# Dataset
-- begin --

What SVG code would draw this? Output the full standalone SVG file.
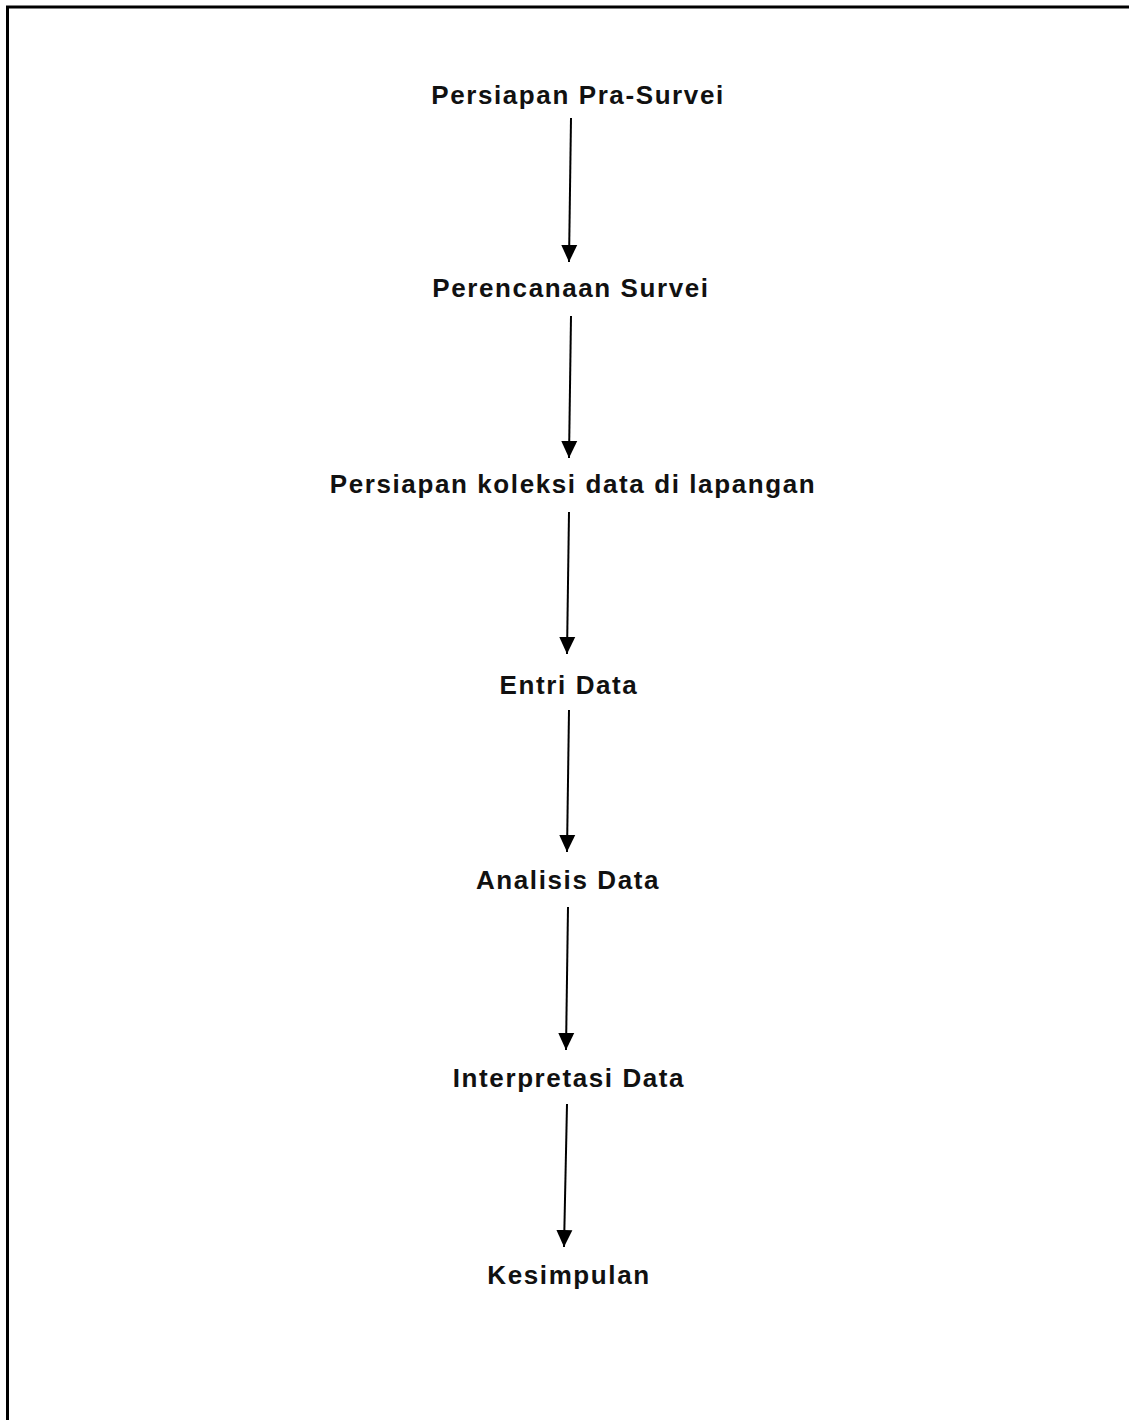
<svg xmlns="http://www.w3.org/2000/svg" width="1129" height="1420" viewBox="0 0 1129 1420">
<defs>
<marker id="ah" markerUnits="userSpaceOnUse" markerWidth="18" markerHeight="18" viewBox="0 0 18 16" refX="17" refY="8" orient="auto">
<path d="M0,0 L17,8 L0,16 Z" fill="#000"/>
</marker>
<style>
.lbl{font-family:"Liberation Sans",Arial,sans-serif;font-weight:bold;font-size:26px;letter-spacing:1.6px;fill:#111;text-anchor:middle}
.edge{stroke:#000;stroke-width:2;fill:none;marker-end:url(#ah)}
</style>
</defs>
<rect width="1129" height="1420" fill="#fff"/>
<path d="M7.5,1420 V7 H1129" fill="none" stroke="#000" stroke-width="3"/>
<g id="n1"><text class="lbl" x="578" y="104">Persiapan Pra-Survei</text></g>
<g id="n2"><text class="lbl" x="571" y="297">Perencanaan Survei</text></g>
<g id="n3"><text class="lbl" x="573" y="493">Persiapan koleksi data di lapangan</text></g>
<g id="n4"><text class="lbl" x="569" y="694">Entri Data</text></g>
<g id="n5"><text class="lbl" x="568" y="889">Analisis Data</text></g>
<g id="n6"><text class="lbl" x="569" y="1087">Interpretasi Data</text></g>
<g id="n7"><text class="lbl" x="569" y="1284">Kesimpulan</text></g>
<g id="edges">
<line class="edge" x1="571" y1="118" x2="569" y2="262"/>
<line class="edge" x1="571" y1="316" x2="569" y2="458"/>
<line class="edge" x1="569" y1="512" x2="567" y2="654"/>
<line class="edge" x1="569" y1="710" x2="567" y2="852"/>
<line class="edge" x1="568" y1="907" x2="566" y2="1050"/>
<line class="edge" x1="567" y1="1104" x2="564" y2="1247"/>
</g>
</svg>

-- end --
-- begin --

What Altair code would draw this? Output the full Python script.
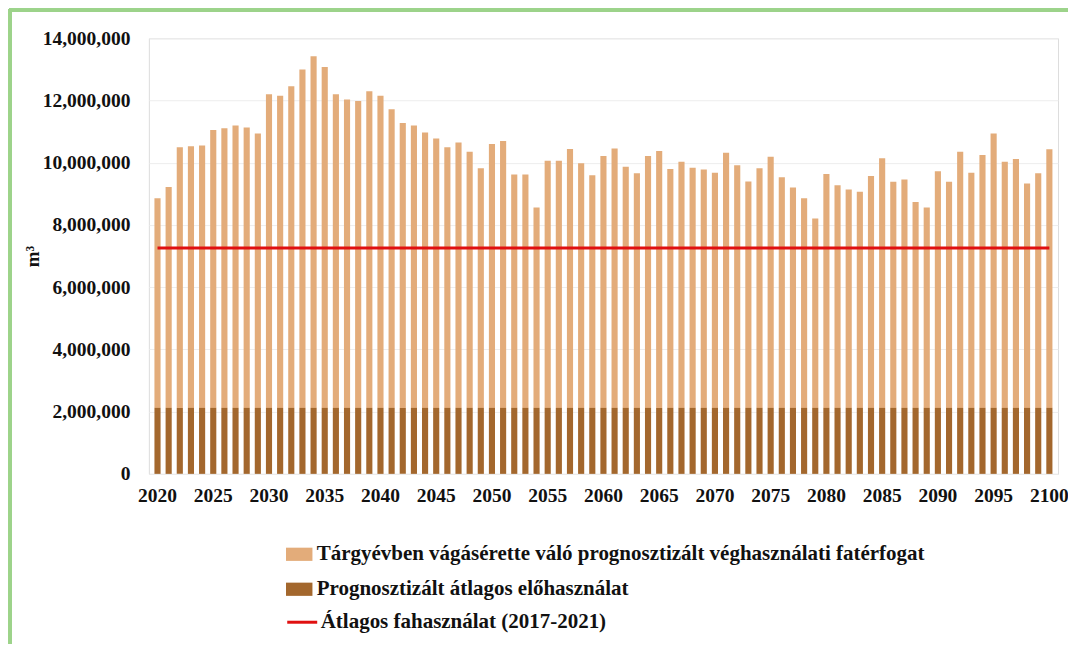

-- end --
-- begin --

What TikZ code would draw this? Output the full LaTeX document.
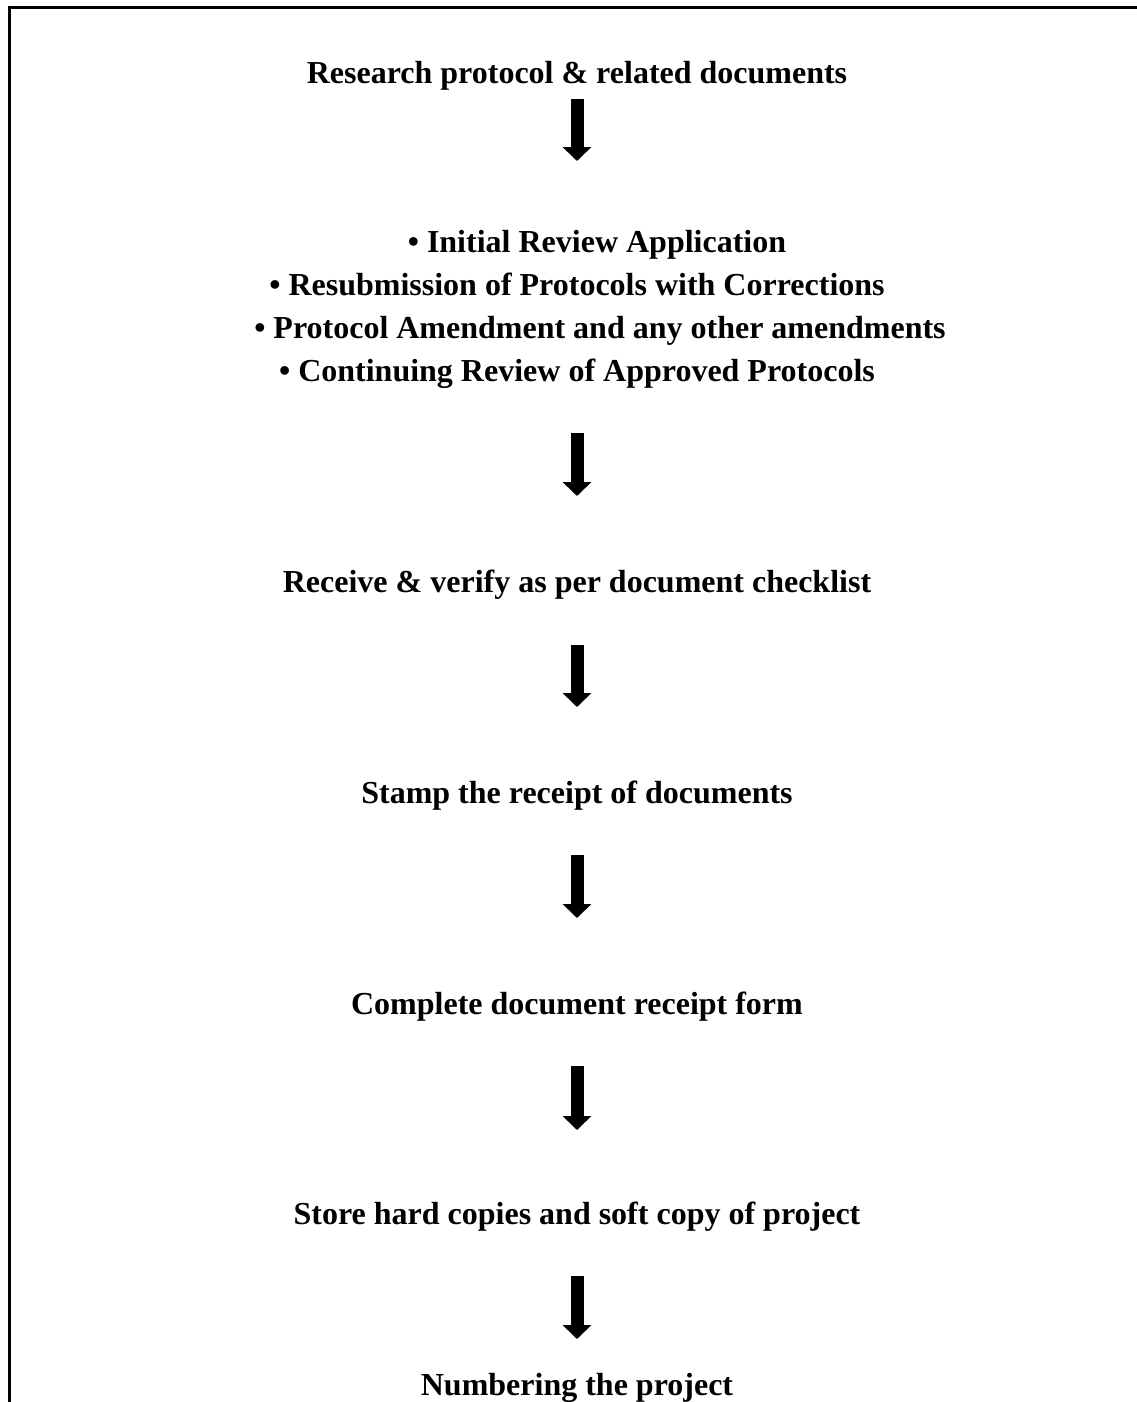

-- end --

# Task to carry out
Above are records; say how many of their lines contain the word "would", giving only the number.

# Result for this task
3